* _Exercise prompt_: Filter the entries below, keeping only lines with the word "code".

* _Listing_:

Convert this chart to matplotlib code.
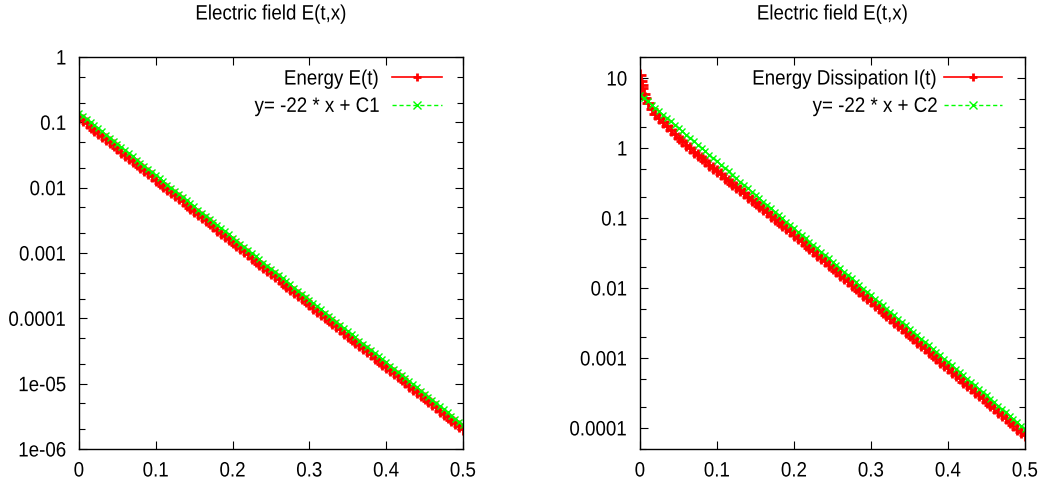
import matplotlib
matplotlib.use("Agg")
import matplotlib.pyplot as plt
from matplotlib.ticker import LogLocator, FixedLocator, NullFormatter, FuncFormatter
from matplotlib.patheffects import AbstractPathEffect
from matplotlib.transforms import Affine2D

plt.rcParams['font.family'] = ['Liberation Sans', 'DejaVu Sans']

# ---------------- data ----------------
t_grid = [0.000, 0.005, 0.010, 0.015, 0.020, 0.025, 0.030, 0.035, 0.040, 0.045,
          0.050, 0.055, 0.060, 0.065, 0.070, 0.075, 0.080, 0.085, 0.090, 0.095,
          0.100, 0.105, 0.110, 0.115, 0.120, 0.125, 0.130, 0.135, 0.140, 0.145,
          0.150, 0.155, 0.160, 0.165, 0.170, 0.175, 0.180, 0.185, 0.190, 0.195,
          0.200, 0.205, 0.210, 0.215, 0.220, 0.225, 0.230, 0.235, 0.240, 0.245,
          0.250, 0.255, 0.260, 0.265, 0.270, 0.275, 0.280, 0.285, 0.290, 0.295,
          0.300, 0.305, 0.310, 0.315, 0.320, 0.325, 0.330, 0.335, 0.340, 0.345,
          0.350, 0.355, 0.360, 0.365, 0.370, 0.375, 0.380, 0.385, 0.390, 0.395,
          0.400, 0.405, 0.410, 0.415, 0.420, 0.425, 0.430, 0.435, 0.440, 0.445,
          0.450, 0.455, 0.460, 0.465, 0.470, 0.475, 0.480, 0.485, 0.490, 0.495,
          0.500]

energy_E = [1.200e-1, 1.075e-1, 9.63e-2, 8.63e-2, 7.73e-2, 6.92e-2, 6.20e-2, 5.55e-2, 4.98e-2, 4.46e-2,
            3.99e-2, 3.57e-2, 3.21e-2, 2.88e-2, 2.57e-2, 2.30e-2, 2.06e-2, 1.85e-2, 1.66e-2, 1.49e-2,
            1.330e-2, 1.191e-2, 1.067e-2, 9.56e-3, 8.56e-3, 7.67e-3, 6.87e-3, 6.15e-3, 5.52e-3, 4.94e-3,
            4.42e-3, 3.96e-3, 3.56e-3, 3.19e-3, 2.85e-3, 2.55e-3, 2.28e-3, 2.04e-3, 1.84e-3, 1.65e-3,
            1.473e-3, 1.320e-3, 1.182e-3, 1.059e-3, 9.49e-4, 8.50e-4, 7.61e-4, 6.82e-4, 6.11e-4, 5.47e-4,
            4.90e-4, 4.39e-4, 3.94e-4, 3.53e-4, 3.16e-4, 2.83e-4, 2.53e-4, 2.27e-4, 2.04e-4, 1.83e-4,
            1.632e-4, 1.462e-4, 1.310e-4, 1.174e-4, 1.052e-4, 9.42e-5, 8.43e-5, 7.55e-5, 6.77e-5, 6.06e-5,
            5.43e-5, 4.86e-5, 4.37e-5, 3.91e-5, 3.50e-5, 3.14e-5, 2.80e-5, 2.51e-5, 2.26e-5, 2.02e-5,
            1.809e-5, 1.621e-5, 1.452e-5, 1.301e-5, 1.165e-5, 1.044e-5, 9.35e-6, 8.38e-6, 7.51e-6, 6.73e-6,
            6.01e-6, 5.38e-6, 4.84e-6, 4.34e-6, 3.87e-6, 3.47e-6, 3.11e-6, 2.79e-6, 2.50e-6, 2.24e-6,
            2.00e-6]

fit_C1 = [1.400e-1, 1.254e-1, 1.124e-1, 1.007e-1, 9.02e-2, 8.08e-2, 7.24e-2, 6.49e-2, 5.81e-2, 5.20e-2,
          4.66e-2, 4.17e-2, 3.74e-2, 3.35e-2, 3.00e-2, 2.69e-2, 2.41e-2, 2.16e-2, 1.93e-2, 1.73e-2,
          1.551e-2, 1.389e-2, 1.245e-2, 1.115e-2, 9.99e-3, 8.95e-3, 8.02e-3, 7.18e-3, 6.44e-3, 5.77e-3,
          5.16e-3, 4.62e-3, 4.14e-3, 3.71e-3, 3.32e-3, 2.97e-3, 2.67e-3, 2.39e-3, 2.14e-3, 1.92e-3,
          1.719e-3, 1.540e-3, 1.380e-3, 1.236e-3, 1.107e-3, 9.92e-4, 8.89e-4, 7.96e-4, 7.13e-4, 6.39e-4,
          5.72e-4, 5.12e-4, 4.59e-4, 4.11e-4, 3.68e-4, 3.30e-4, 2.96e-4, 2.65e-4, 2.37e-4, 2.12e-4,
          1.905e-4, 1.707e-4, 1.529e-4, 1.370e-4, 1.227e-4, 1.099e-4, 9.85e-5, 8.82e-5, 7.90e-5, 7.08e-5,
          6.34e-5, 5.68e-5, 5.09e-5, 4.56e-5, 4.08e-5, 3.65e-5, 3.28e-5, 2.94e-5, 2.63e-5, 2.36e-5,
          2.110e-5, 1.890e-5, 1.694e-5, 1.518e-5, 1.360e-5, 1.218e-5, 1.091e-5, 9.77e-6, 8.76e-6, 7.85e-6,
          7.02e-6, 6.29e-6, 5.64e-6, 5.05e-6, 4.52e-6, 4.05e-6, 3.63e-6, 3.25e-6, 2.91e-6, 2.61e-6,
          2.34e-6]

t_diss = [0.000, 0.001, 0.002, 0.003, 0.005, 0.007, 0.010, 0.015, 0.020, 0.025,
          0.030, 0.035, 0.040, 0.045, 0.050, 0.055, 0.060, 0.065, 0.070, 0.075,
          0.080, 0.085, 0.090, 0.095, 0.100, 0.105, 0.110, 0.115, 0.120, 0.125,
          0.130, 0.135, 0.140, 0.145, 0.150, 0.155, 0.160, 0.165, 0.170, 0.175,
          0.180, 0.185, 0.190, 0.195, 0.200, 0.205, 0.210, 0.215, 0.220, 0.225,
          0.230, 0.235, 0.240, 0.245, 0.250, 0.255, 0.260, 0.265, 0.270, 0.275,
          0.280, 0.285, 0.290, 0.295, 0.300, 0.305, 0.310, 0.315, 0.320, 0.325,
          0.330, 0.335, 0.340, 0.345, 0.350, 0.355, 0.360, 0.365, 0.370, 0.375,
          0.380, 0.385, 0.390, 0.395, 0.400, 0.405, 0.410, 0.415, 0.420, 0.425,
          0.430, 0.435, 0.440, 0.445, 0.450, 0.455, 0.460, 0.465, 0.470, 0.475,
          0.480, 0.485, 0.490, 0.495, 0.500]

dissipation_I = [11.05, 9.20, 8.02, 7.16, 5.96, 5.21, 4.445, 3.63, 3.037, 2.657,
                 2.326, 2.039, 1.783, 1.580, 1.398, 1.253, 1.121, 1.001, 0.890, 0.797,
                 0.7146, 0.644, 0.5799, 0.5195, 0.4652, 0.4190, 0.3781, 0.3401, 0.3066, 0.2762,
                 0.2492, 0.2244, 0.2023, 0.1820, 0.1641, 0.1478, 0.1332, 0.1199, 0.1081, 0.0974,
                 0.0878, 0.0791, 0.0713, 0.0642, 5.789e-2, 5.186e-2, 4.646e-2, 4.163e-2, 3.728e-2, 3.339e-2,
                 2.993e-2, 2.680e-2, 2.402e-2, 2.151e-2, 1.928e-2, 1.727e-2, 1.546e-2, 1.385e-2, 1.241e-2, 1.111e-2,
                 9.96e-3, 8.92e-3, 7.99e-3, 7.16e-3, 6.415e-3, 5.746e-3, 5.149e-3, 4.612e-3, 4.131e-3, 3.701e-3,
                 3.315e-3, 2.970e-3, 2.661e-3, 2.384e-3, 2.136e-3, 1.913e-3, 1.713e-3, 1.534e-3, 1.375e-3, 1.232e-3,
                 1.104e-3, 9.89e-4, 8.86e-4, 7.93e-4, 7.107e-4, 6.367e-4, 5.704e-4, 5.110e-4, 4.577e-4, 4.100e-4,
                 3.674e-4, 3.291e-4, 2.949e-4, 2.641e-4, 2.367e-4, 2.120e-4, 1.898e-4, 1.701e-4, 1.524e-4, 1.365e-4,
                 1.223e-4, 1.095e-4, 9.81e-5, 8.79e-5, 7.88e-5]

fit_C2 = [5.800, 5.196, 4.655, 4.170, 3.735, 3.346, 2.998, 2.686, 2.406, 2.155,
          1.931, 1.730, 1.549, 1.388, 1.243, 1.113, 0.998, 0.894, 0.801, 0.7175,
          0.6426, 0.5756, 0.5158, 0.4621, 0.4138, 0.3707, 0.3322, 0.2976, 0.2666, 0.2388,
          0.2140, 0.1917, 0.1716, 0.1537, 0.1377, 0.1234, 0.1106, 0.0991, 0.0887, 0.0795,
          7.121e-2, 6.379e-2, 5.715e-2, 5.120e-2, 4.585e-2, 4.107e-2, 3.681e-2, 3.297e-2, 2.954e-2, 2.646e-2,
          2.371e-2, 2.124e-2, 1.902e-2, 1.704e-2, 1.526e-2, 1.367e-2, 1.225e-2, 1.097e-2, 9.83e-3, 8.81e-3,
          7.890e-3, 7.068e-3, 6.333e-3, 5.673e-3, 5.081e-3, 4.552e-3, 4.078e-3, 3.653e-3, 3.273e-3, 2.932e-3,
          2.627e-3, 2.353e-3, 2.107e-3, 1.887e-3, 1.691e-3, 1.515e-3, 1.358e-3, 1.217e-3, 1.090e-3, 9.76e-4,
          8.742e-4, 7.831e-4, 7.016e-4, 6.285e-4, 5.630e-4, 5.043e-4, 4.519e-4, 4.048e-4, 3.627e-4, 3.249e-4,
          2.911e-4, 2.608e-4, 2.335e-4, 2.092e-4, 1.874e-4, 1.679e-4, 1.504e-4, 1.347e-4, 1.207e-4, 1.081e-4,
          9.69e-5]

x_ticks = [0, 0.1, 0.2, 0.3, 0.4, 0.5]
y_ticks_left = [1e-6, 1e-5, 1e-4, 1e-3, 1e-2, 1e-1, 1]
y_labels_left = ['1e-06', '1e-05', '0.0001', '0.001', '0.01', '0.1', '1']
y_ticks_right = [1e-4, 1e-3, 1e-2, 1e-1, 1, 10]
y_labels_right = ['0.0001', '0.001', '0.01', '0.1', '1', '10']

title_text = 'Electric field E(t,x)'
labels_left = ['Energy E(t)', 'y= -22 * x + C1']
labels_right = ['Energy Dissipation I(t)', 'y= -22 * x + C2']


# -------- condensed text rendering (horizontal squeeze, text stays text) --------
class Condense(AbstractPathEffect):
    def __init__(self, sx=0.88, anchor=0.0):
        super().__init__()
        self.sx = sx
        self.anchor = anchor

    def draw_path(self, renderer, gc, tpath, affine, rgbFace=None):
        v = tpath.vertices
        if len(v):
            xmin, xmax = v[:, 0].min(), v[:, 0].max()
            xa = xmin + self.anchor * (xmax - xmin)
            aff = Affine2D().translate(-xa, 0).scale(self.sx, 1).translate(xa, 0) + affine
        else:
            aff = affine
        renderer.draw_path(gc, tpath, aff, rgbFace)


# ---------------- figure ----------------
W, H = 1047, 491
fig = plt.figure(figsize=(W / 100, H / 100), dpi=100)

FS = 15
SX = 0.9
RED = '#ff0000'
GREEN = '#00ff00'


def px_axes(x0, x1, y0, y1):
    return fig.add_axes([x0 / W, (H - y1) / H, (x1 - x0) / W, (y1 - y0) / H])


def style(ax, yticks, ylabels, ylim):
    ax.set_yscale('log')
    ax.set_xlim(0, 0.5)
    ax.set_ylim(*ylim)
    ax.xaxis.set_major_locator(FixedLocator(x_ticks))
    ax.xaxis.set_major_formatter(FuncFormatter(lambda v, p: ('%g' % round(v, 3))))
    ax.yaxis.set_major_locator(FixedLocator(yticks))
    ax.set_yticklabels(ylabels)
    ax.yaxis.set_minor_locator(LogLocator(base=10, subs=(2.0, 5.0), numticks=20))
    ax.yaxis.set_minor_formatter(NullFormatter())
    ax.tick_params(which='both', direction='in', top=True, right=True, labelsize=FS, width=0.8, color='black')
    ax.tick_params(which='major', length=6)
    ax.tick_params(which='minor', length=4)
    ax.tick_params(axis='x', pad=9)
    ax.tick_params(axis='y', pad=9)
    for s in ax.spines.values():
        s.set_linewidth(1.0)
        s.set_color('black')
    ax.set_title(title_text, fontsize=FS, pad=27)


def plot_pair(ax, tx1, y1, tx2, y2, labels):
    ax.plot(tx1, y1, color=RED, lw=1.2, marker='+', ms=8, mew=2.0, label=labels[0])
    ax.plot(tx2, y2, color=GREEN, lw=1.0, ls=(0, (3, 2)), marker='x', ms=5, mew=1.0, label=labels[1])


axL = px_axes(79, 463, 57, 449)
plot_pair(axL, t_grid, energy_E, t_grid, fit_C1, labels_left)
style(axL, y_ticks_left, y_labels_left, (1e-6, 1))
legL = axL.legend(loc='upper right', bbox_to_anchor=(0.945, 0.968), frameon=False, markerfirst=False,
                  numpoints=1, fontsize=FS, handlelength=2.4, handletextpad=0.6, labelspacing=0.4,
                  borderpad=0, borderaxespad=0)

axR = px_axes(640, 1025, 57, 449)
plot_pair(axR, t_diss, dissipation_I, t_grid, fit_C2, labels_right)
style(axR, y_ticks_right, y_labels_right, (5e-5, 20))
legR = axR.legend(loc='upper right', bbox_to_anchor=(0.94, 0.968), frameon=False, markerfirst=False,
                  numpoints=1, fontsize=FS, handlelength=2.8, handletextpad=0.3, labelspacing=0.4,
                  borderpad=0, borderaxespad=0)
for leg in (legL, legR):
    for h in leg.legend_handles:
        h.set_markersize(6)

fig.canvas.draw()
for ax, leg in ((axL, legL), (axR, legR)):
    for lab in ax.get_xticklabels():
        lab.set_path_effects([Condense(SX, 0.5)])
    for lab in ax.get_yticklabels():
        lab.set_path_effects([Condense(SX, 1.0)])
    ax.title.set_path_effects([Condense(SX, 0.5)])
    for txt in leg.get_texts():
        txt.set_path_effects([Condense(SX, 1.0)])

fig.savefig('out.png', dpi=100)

==

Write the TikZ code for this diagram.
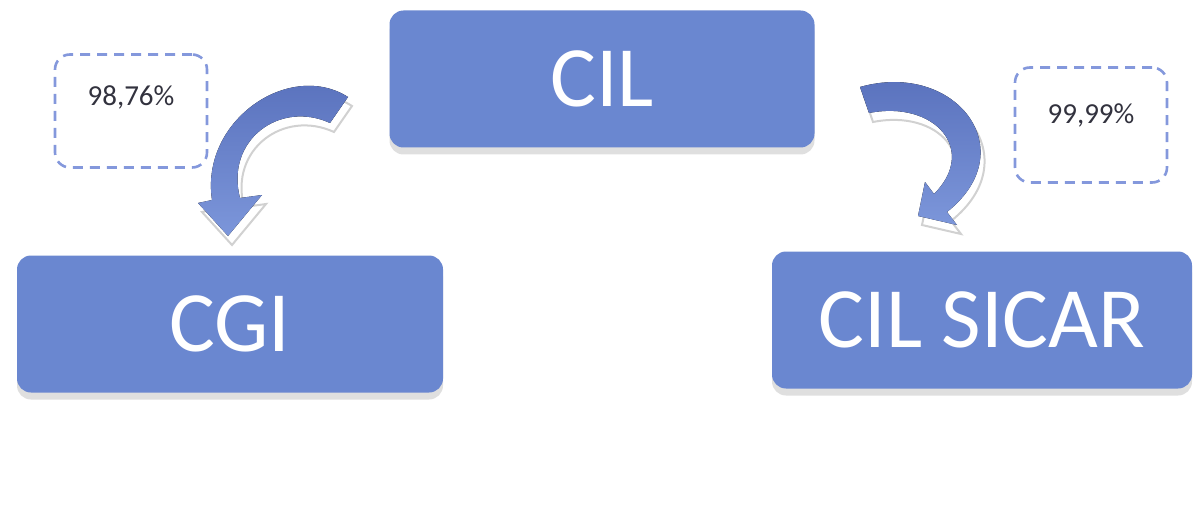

* _Exercise result_:
Convert this chart to matplotlib code.
Write the TikZ code for this diagram.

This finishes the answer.